Las humildes excursiones del colegio

Los días más felices del colegio eran los de excursión y el último antes de vacaciones

Eduardo D. Vicente
15:00 • 03 mar. 2017

Lo más duro del colegio era su eterna rutina, su calendario de días idénticos, de horas interminables de explicaciones, de salidas a la pizarra, de dictados y de oraciones a coro en las que no sabíamos lo que estábamos diciendo. Había que aprender a sobrevivir en ese pantano de la cotidianidad más aburrida y aguantar las lecciones magistrales y los castigos por los deberes mal hechos. 

Lo más duro del colegio era saber que mientras nosotros pagábamos la condena del aula, fuera, en la calle, la vida seguía su curso habitual, ajena a nuestro castigo.

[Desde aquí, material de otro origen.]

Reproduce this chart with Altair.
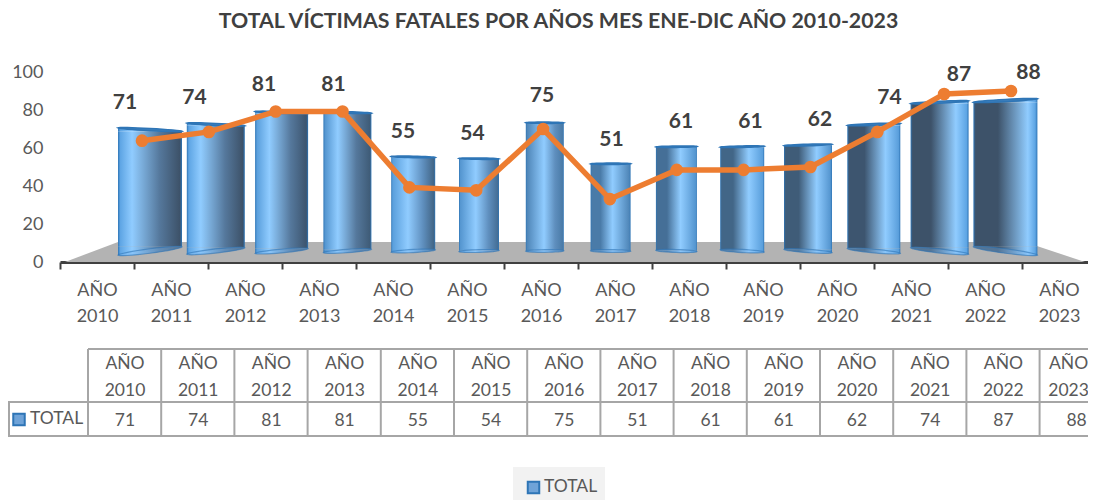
import math
import altair as alt
import pandas as pd

years = ["AÑO 2010", "AÑO 2011", "AÑO 2012", "AÑO 2013", "AÑO 2014", "AÑO 2015", "AÑO 2016",
         "AÑO 2017", "AÑO 2018", "AÑO 2019", "AÑO 2020", "AÑO 2021", "AÑO 2022", "AÑO 2023"]
total = [71, 74, 81, 81, 55, 54, 75, 51, 61, 61, 62, 74, 87, 88]
y_ticks = [0, 20, 40, 60, 80, 100]
TITLE = "TOTAL VÍCTIMAS FATALES  POR AÑOS MES ENE-DIC AÑO 2010-2023"

FONT = "Lato"
GREY = "#595959"
DARK = "#404040"
LINE = "#a6a6a6"
ORANGE = "#ed7d31"
EDGE = "#2e75b6"
HL = "#90ccff"

df = pd.DataFrame({"year": years, "total": total, "i": list(range(14))})

# apparent cylinder widths / shading (3-D perspective of the original)
widths = [64, 58, 53, 48, 44, 40, 38, 40, 41, 44, 48, 53, 58, 64]
highlight = [.22, .24, .27, .30, .38, .42, .48, .55, .60, .65, .68, .72, .78, .85]
left_shade = ["#5ea5e4", "#5ea5e4", "#5a9fdc", "#5596d0", "#5a9fdc", "#5596d0", "#4f86b8",
              "#4a7ba8", "#456f97", "#426687", "#3f5c78", "#3d556f", "#3d5269", "#3d5269"]
right_shade = left_shade[::-1]

X_BARS = alt.Scale(type="point", domain=years, range=[90, 90 + 65.8 * 13], padding=0)
Y_BARS = alt.Scale(domain=[0, 100], range=[179, 8])
X_LINE = alt.Scale(type="point", domain=years, range=[82, 951], padding=0)
Y_LINE = alt.Scale(domain=[0, 100], range=[276, -16])
X_LAB = alt.Scale(type="point", domain=years, range=[65, 65 + 69.5 * 13], padding=0)
Y_LAB = alt.Scale(domain=[0, 100], range=[160, -21])
X_TAB = alt.Scale(type="point", domain=years, range=[65, 65 + 73.2 * 13], padding=0)


def gradient(i):
    p = highlight[i]
    st = [(0, EDGE), (0.035, left_shade[i])]
    if i >= 7:
        st.append((max(p * 0.45, 0.05), left_shade[i]))
    st.append((p, HL))
    if i <= 6:
        st.append((p + (1 - p) * 0.55, "#5f8fbe" if i > 3 else "#55789c"))
    st += [(0.965, right_shade[i]), (1, EDGE)]
    return alt.Gradient(gradient="linear", x1=0, x2=1, y1=0, y2=0,
                        stops=[alt.GradientStop(offset=o, color=c) for o, c in st])


def pts(s, k, a, b, n=16):
    out = []
    for j in range(n + 1):
        th = a + (b - a) * j / n
        out.append((math.cos(th), s * math.cos(th) + k * math.sin(th)))
    return out


def to_path(p):
    return "M" + " L".join(f"{x:.4f},{y:.4f}" for x, y in p) + " Z"


def ellipse(s, k):
    return to_path(pts(s, k, 0, 2 * math.pi, 32)[:-1])


def top_skirt(s, k):
    p = pts(s, k, math.pi, 2 * math.pi)
    c = abs(s)
    return to_path(p + [(1, c), (-1, c)])


def bottom_skirt(s, k):
    p = pts(s, k, 0, math.pi)
    c = -abs(s)
    return to_path(p + [(-1, c), (1, c)])


base = alt.Chart(df)
layers = []

# floor of the 3-D chart
layers.append(
    base.transform_filter("datum.i == 0").mark_point(
        shape="M-1,0.0196 L-0.896,-0.0196 L0.882,-0.0196 L1,0.0196 Z",
        size=1020 ** 2, filled=True, fill="#b3b3b3", stroke=None, opacity=1
    ).encode(x=alt.value(515), y=alt.value(180))
)

# axes layer
layers.append(
    base.mark_bar(opacity=0).encode(
        x=alt.X("year:N", sort=years, title=None,
                scale=alt.Scale(type="band", domain=years, range=[0, 1036], paddingInner=0, paddingOuter=0),
                axis=alt.Axis(labelAngle=0, labelFont=FONT, labelFontSize=18, labelColor=GREY,
                              labelExpr="split(datum.label, ' ')", labelLineHeight=26,
                              labelPadding=12, domainColor=DARK, domainWidth=3,
                              tickColor=DARK, tickWidth=2, tickSize=7, tickBand="extent",
                              labelLimit=200, grid=False)),
        y=alt.Y("total:Q", title=None, stack=None,
                scale=alt.Scale(domain=[0, 100], range=[190, 0]),
                axis=alt.Axis(values=y_ticks, labelFont=FONT, labelFontSize=18, labelColor=GREY,
                              domain=False, ticks=False, tickSize=0, labelPadding=17, grid=False)),
    )
)

# cylinders
for i in range(14):
    w = widths[i]
    f = (i - 6.5) / 6.5
    st, kt = -0.055 * f, 0.035
    sb, kb = 0.13 * f, 0.07
    one = base.transform_filter(f"datum.i == {i}")
    grad = gradient(i)
    enc_x = alt.X("year:N", scale=X_BARS, axis=None, title=None)
    enc_y = alt.Y("total:Q", scale=Y_BARS, axis=None, title=None, stack=None)
    layers.append(one.mark_bar(size=w, color=grad, yOffset=abs(st) * w / 2,
                               y2Offset=-abs(sb) * w / 2).encode(
        x=enc_x, y=enc_y, y2=alt.Y2(datum=0)))
    layers.append(one.mark_point(shape=bottom_skirt(sb, kb), size=w * w, filled=True, fill=grad,
                                 stroke=None, opacity=1).encode(
        x=enc_x, y=alt.Y(datum=0, scale=Y_BARS, axis=None, title=None)))
    layers.append(one.mark_point(shape=ellipse(sb, kb), size=w * w, filled=True, fill="#7db8ee",
                                 fillOpacity=0.35, stroke=EDGE, strokeOpacity=0.6, strokeWidth=1.2, opacity=1).encode(
        x=enc_x, y=alt.Y(datum=0, scale=Y_BARS, axis=None, title=None)))
    layers.append(one.mark_point(shape=top_skirt(st, kt), size=w * w, filled=True, fill=grad,
                                 stroke=None, opacity=1).encode(x=enc_x, y=enc_y))
    layers.append(one.mark_point(shape=ellipse(st, kt), size=w * w, filled=True, fill="#3f80bd",
                                 stroke=EDGE, strokeWidth=1.5, opacity=1).encode(x=enc_x, y=enc_y))

# line + dots
line_x = alt.X("year:N", scale=X_LINE, axis=None, title=None)
line_y = alt.Y("total:Q", scale=Y_LINE, axis=None, title=None, stack=None)
layers.append(base.mark_line(color=ORANGE, strokeWidth=5.5).encode(x=line_x, y=line_y))
layers.append(base.mark_point(filled=True, color=ORANGE, size=160, opacity=1).encode(x=line_x, y=line_y))

# data labels
layers.append(base.mark_text(font=FONT, fontWeight="bold", fontSize=21, color=DARK).encode(
    x=alt.X("year:N", scale=X_LAB, axis=None, title=None),
    y=alt.Y("total:Q", scale=Y_LAB, axis=None, title=None, stack=None),
    text="total:Q"))

# data table
tab_x = alt.X("year:N", scale=X_TAB, axis=None, title=None)
layers.append(base.transform_filter("datum.i < 13").mark_text(
    font=FONT, fontSize=17.5, color=GREY, lineBreak=" ", lineHeight=27).encode(
    x=tab_x, y=alt.value(291.5), text="year:N"))
layers.append(base.transform_filter("datum.i == 13").mark_text(
    font=FONT, fontSize=17.5, color=GREY, lineBreak=" ", lineHeight=27, dx=-8).encode(
    x=tab_x, y=alt.value(291.5), text="year:N"))
layers.append(base.mark_text(font=FONT, fontSize=17.5, color=GREY).encode(
    x=tab_x, y=alt.value(349), text="total:Q"))

rules = pd.DataFrame({"c": list(range(15))})
layers.append(alt.Chart(rules).mark_rule(color=LINE, strokeWidth=2).encode(
    x=alt.X("c:Q", axis=None, title=None, scale=alt.Scale(domain=[0, 14], range=[28, 28 + 73.2 * 14])),
    y=alt.value(277), y2=alt.value(364)))
rule_rows = [(28, 277), (-52, 330), (-52, 364)]
for x0, yy in rule_rows:
    layers.append(base.transform_filter("datum.i == 0").mark_rule(color=LINE, strokeWidth=2).encode(
        x=alt.value(x0), x2=alt.value(1036), y=alt.value(yy)))
layers.append(base.transform_filter("datum.i == 0").mark_rule(color=LINE, strokeWidth=2).encode(
    x=alt.value(-51), y=alt.value(330), y2=alt.value(364)))


def swatch(px, py):
    return base.transform_filter("datum.i == 0").mark_point(
        shape="square", size=132, filled=True, fill="#6fa3d8", stroke=EDGE, strokeWidth=2, opacity=1
    ).encode(x=alt.value(px), y=alt.value(py))


def label(px, py):
    return base.transform_filter("datum.i == 0").mark_text(
        font=FONT, fontSize=17.5, color=GREY, align="left", text="TOTAL"
    ).encode(x=alt.value(px), y=alt.value(py))


layers += [swatch(-41, 347.5), label(-30, 347)]

# legend
layers.append(base.transform_filter("datum.i == 0").mark_rect(color="#f2f2f2").encode(
    x=alt.value(453), x2=alt.value(545), y=alt.value(395), y2=alt.value(428)))
layers += [swatch(473.5, 415.5), label(484, 415)]

chart = alt.layer(*layers).resolve_scale(x="independent", y="independent").properties(
    width=1028, height=190,
    padding={"left": 52, "top": 64, "right": 0, "bottom": 238},
    autosize=alt.AutoSizeParams(type="none"),
    background="white",
    title=alt.TitleParams(TITLE, font=FONT, fontSize=21.3, fontWeight="bold", color=DARK,
                          anchor="middle", dx=-15.5, offset=29),
).configure_view(stroke=None)

chart.save("out.html", embed_options={"renderer": "svg", "actions": False})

De vez en cuando, la rutina escolar se rompía con algún acontecimiento extraordinario: la presencia del hombre que promocionaba una colección de cromos, la aparición del fotógrafo que venía a ganarse unos duros con el repetido retrato de clase o porque nos íbamos de excursión o nos sacaban a dar un paseo.  Todos los años, cuando llegaba el miércoles de ceniza, a los niños del colegio de San José nos llevaban a la Catedral, que entonces era parroquia, para que el cura nos señalara la frente con una cruz de ceniza. Era emocionante salir de la escuela a esa hora prohibida de las once de la mañana de un día de diario y conquistar ese territorio callejero que ya no volveríamos a disfrutar hasta las próximas vacaciones. 

Agarrados de la mano y en una fila rigurosamente ordenada, atravesábamos las calles con una extraña sensación en el pecho, como si fuéramos forasteros, como si aquellos lugares que eran nuestras calles de siempre, nos fueran ajenas, como si nuestro barrio fuera un escenario lejano al que llegábamos por primera vez. Las calles eran las mismas, y las tiendas, y la gente con  la que nos cruzábamos, pero nosotros éramos otros. En esos momentos en los que caminábamos hacia la iglesia envueltos en la atmósfera del colegio, éramos alumnos disciplinados que nada teníamos que ver con esos otros personajes en que nos convertíamos lejos del aula, en nuestro mundo real de plazoletas, callejones de tierra y solares. 

Una vez al año, el colegio organizaba una excursión, un pequeño viaje a algún lugar de la provincia, una escaramuza extraescolar que a nosotros nos alteraba el alma con esa sensación de felicidad y nerviosismo que te dejan los acontecimientos extraordinarios. La excursión en un autobús nos situaba en un territorio intermedio entre el rigor del colegio y la libertad de la calle. Las normas se relajaban como se relajaba también la imagen que teníamos de nuestros maestros. Ese día del viaje, el profesor aparecía sin la chaqueta, con un aspecto más deportivo y mucho más cercano, y con un talante que lo humanizaba ante nuestra mirada infantil. A don Francisco y a don José nos daban ganas de llamarles entonces Paco y Pepe.

Recuerdo aquellos autocares de los primeros años setenta con la luna delantera adornada de pequeños banderines a modo de trofeos que los conductores iban conquistando por todas las ciudades que visitaban. Recuerdo esa sensación de soledad de las carreteras desiertas y mal asfaltadas, y la impresión de aventura que significaba atravesar desde la altura de nuestros asientos la profundidad del puente de Rioja.

Ir de excursión, salir de paseo a que nos pusieran la ceniza, o al cine el día del patrón del colegio, eran grandes acontecimientos que nos sacaban de la monotonía del colegio,  donde eran escasos los días de felicidad. En ese otro calendario de fechas felices estaban también los últimos días de escuela antes de las vacaciones. Destacaba de forma especial la mañana en la que cortábamos las clases para empezar las fiestas navideñas. Mirando hacia atrás creo que eso que llaman espíritu de la Navidad tiene que ver mucho con el estado de alegría permanente en el que vivíamos aquel último día de clase cuando aparcábamos los libros y nos dedicábamos a visitar el Belén que habían construido los mayores y a cantar aquellos viejos villancicos de los que nunca entendimos bien la letra, pero que nosotros nos aprendíamos de memoria.